EXERCISE INSTRUCTIONS =>
Isolate every line in the data with the string "this" and copy it.

• • •

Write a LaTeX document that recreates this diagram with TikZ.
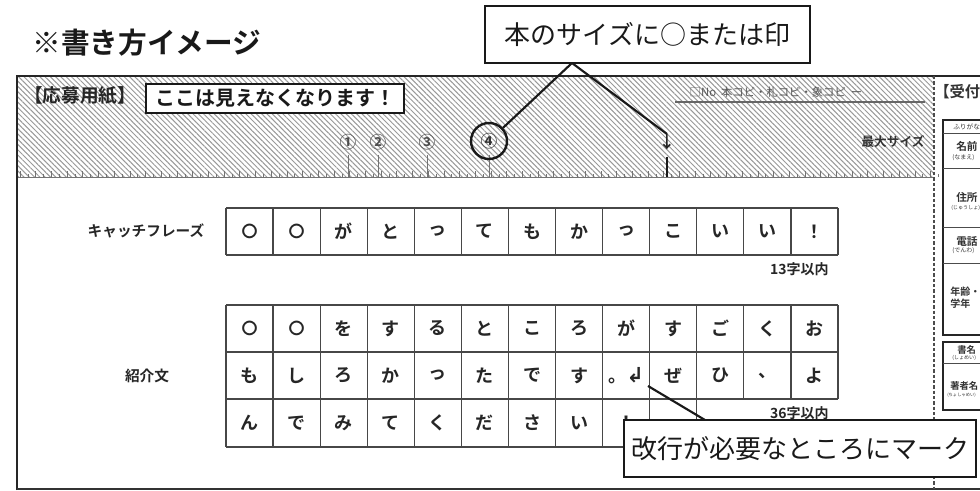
\documentclass[tikz,border=0pt]{standalone}
\usepackage{fontspec}
\setmainfont{Noto Sans CJK JP}[BoldFont={* Bold}]
\newfontfamily\dejavu{DejaVu Sans}
\usetikzlibrary{patterns.meta}
\newcommand{\bigzero}{{\fontsize{12}{12}\selectfont 〇}}
\begin{document}
\begin{tikzpicture}[x=0.75pt,y=-0.75pt,
  frame/.style={line width=1.5pt, draw=black!85},
  gridline/.style={line width=0.9pt, draw=black!72},
  ch/.style={font=\bfseries\fontsize{13.5}{14}\selectfont, text=black!85, inner sep=0pt},
  callbox/.style={draw=black!90, line width=1.6pt, fill=white, inner sep=0pt, font=\fontsize{19.5}{20}\selectfont, text=black!90},
  callline/.style={line width=1.6pt, draw=black!90},
  lbl/.style={font=\bfseries\fontsize{11}{12}\selectfont, text=black!85},
  limit/.style={font=\bfseries\fontsize{10.5}{11}\selectfont, text=black!85, inner sep=0pt},
  num/.style={font=\bfseries\fontsize{12.5}{13}\selectfont, text=black!70, inner sep=0pt},
  tick/.style={draw=black!55, line width=0.5pt},
  rtext/.style={anchor=west, inner sep=0pt, text=black!80},
  tbl/.style={line width=1.5pt, draw=black!85},
  tblthin/.style={line width=0.6pt, draw=black!70}
]
\useasboundingbox (0,0) rectangle (980,491);
\clip (0,0) rectangle (980,491);
\fill[white] (0,0) rectangle (980,491);

% title
\node[font=\bfseries\fontsize{21.5}{22}\selectfont, text=black!90] (title) at (147,43) {※書き方イメージ};

% hatched band
\fill[pattern={Lines[angle=-45,distance=2.8pt,line width=0.75pt]}, pattern color=black!40] (17,76) rectangle (934,177);
\draw[black!55, line width=0.6pt] (17,177) -- (934,177);
% ruler ticks
\foreach \i in {0,...,58} {
  \draw[tick] ({20+15.7*\i},177) -- ({20+15.7*\i},171);
  \draw[tick] ({27.85+15.7*\i},177) -- ({27.85+15.7*\i},174);
}
\foreach \xx in {348,378,427,489} \draw[tick] (\xx,155) -- (\xx,177);
\draw[line width=2.2pt, black!90] (667,157) -- (667,177);

% frame
\draw[frame] (17,490) -- (17,76) -- (980,76);
\draw[line width=1.2pt, black!80] (17,489) -- (980,489);
\draw[black!70, line width=0.8pt, dash pattern=on 2.5pt off 1.5pt] (934,76) -- (934,489);

% band contents
\node[font=\bfseries\fontsize{14}{15}\selectfont, text=black!85] (oubo) at (80,96) {【応募用紙】};
\node[draw=black!90, line width=1.2pt, fill=white, inner sep=0pt, minimum width=193.5pt, minimum height=21.75pt,
      font=\bfseries\fontsize{15}{16}\selectfont, text=black!90] (mienai) at (275,98.5) {ここは見えなくなります！};
\node[font=\fontsize{8.5}{9}\selectfont, text=black!65] (copy) at (776,92) {□No\ \ 本コピ・札コピ・象コピ\ \ ー};
\draw[black!60, line width=0.8pt] (675,102) -- (925,102);
\node[num] (n1) at (348,142) {①};
\node[num] (n2) at (378,142) {②};
\node[num] (n3) at (427,142) {③};
\node[num, circle, draw=black!90, line width=1.8pt, minimum size=27pt, text=black!80] (n4) at (489,141) {④};
\node[num, text=black!85] (arr) at (667,142) {↓};
\node[font=\bfseries\fontsize{9.5}{10}\selectfont, text=black!80] (maxsize) at (893,142) {最大サイズ};

% top callout
\node[callbox, minimum width=243.75pt, minimum height=42.75pt] (call1) at (647.5,34.5) {本のサイズに○または印};
\coordinate (k1) at (572,63);
\draw[callline] (k1) -- (n4);
\draw[callline] (k1) -- (arr.north);

% catch phrase grid
\node[lbl] (catch) at (146,231) {キャッチフレーズ};
\draw[gridline] (226,208) -- (838,208);
\draw[gridline] (226,255) -- (838,255);
\foreach \i in {0,...,13} \draw[gridline] ({226+47.08*\i},208) -- ({226+47.08*\i},255);
\foreach \c [count=\i] in {\bigzero,\bigzero,が,と,っ,て,も,か,っ,こ,い,い,！}
  \node[ch] (a\i) at ({226+47.08*(\i-0.5)},231.5) {\c};
\node[limit, anchor=east] (lim13) at (829,269) {13字以内};

% introduction grid
\node[lbl] (intro) at (147,376) {紹介文};
\draw[gridline] (226,305) -- (838,305);
\draw[gridline] (226,352) -- (838,352);
\draw[gridline] (226,399) -- (838,399);
\draw[gridline] (226,447) -- (697,447);
\foreach \i in {0,...,13} \draw[gridline] ({226+47.08*\i},305) -- ({226+47.08*\i},399);
\foreach \i in {0,...,10} \draw[gridline] ({226+47.08*\i},399) -- ({226+47.08*\i},447);
\foreach \c [count=\i] in {\bigzero,\bigzero,を,す,る,と,こ,ろ,が,す,ご,く,お}
  \node[ch] (b\i) at ({226+47.08*(\i-0.5)},328.5) {\c};
\foreach \c [count=\i] in {も,し,ろ,か,っ,た,で,す,{。{\dejavu\bfseries\fontsize{15.5}{16}\selectfont ↲}},ぜ,ひ,、,よ}
  \node[ch] (c\i) at ({226+47.08*(\i-0.5)},375.5) {\c};
\foreach \c [count=\i] in {ん,で,み,て,く,だ,さ,い,！}
  \node[ch] (d\i) at ({226+47.08*(\i-0.5)},423) {\c};
\node[limit, anchor=east] (lim36) at (829,413) {36字以内};

% bottom callout
\node[callbox, minimum width=264pt, minimum height=42.75pt] (call2) at (800,448.5) {改行が必要なところにマーク};
\coordinate (k2) at (705,420);
\coordinate (mark) at (648,386);
\draw[callline] (k2) -- (mark);

% right panel
\node[rtext, font=\bfseries\fontsize{11.5}{12}\selectfont] (uke) at (934,92) {【受付};
\draw[tbl] (995,120) -- (943,120) -- (943,335) -- (995,335);
\foreach \yy in {133,168,227,263} \draw[tblthin] (943,\yy) -- (995,\yy);
\draw[tbl] (995,342) -- (943,342) -- (943,410) -- (995,410);
\draw[tblthin] (943,363) -- (995,363);
\node[rtext, font=\fontsize{5}{6}\selectfont] (furi) at (953,126.5) {ふりがな};
\node[rtext, font=\bfseries\fontsize{8}{9}\selectfont] (namae) at (956,146) {名前};
\node[rtext, font=\fontsize{4.5}{5}\selectfont] (namae2) at (952,158) {(なまえ)};
\node[rtext, font=\bfseries\fontsize{8}{9}\selectfont] (jusho) at (956,197) {住所};
\node[rtext, font=\fontsize{3.8}{5}\selectfont] (jusho2) at (951,208) {(じゅうしょ)};
\node[rtext, font=\bfseries\fontsize{8}{9}\selectfont] (denwa) at (956,242) {電話};
\node[rtext, font=\fontsize{4.5}{5}\selectfont] (denwa2) at (952,251) {(でんわ)};
\node[rtext, font=\bfseries\fontsize{7.5}{9}\selectfont] (nenrei) at (950,292) {年齢・};
\node[rtext, font=\bfseries\fontsize{7.5}{9}\selectfont] (gakunen) at (950,304) {学年};
\node[rtext, font=\bfseries\fontsize{7}{8}\selectfont] (shomei) at (957,350) {書名};
\node[rtext, font=\fontsize{3.8}{5}\selectfont] (shomei2) at (952,358) {(しょめい)};
\node[rtext, font=\bfseries\fontsize{7}{8}\selectfont] (chosha) at (950,386) {著者名};
\node[rtext, font=\fontsize{3.2}{5}\selectfont] (chosha2) at (947,395) {(ちょしゃめい)};
\end{tikzpicture}
\end{document}
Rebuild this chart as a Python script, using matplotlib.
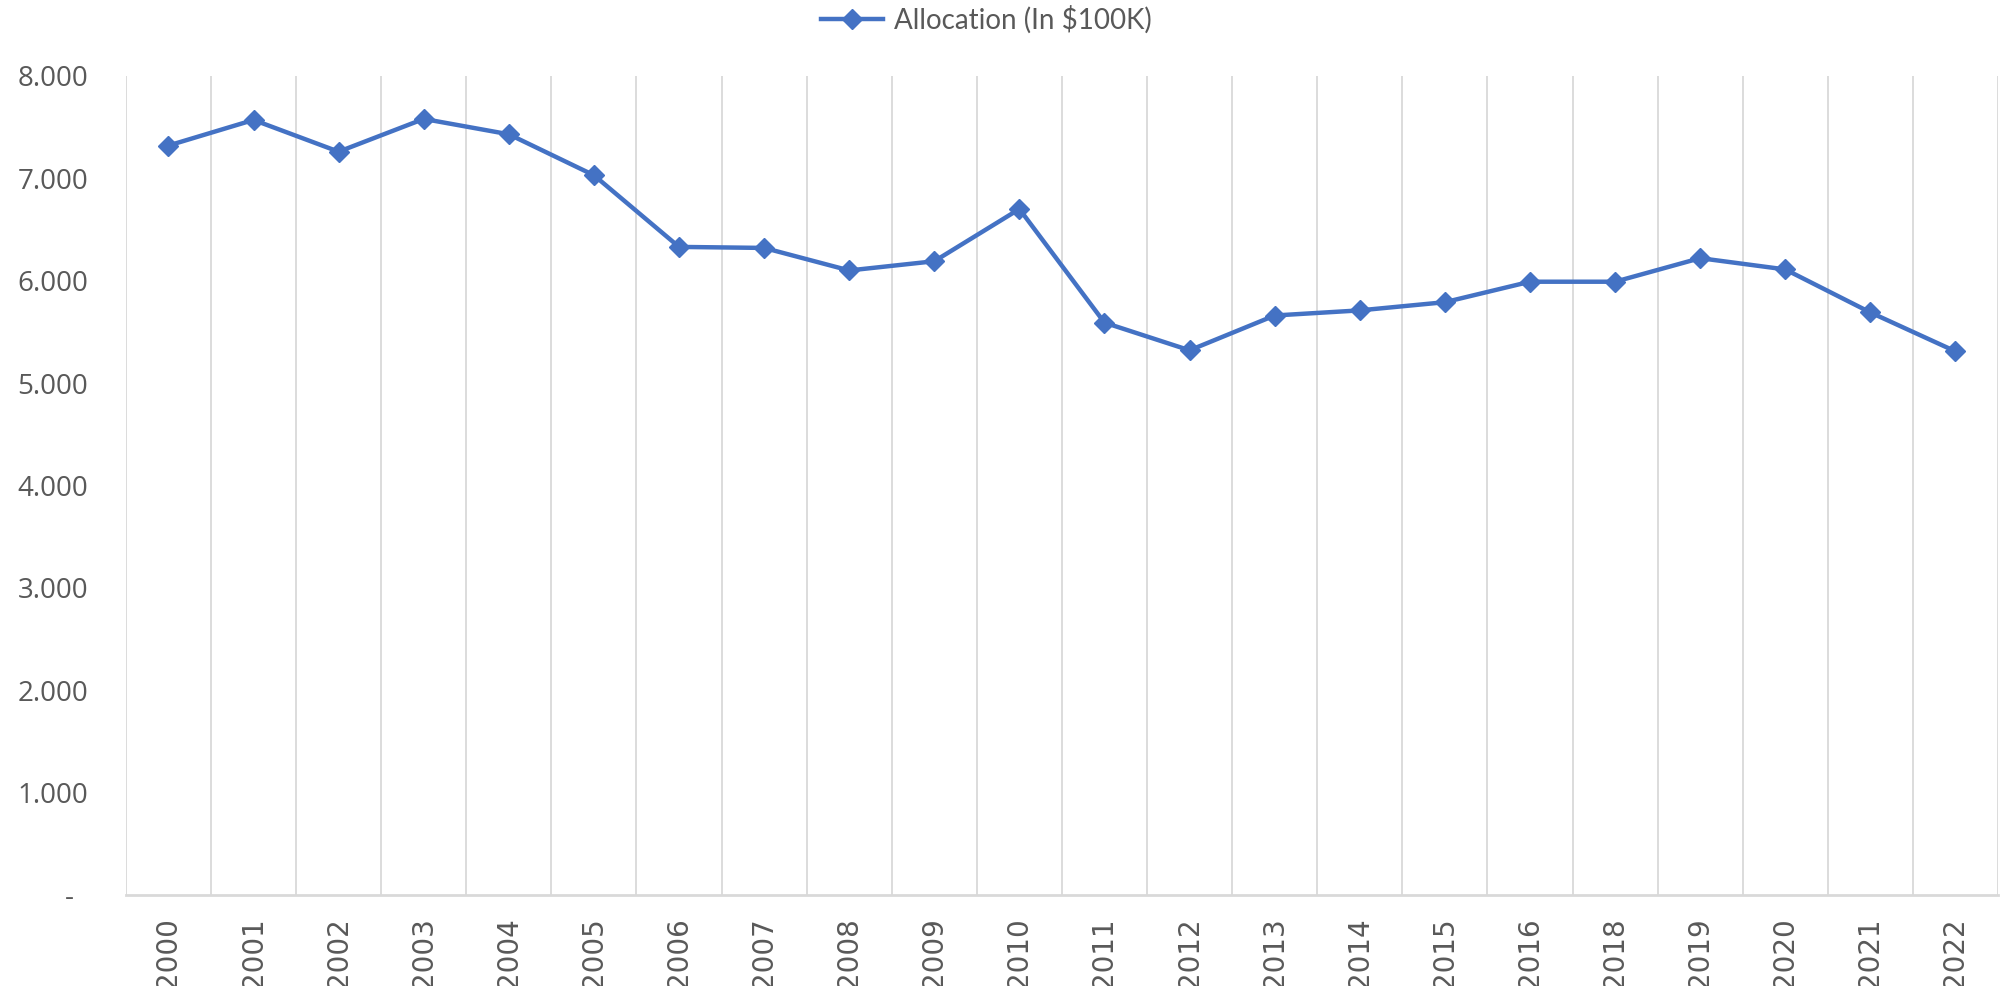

• • •

RESPONSE BELOW =>
Write a LaTeX document that recreates this diagram with TikZ.
Rebuild this chart as a Python script, using matplotlib.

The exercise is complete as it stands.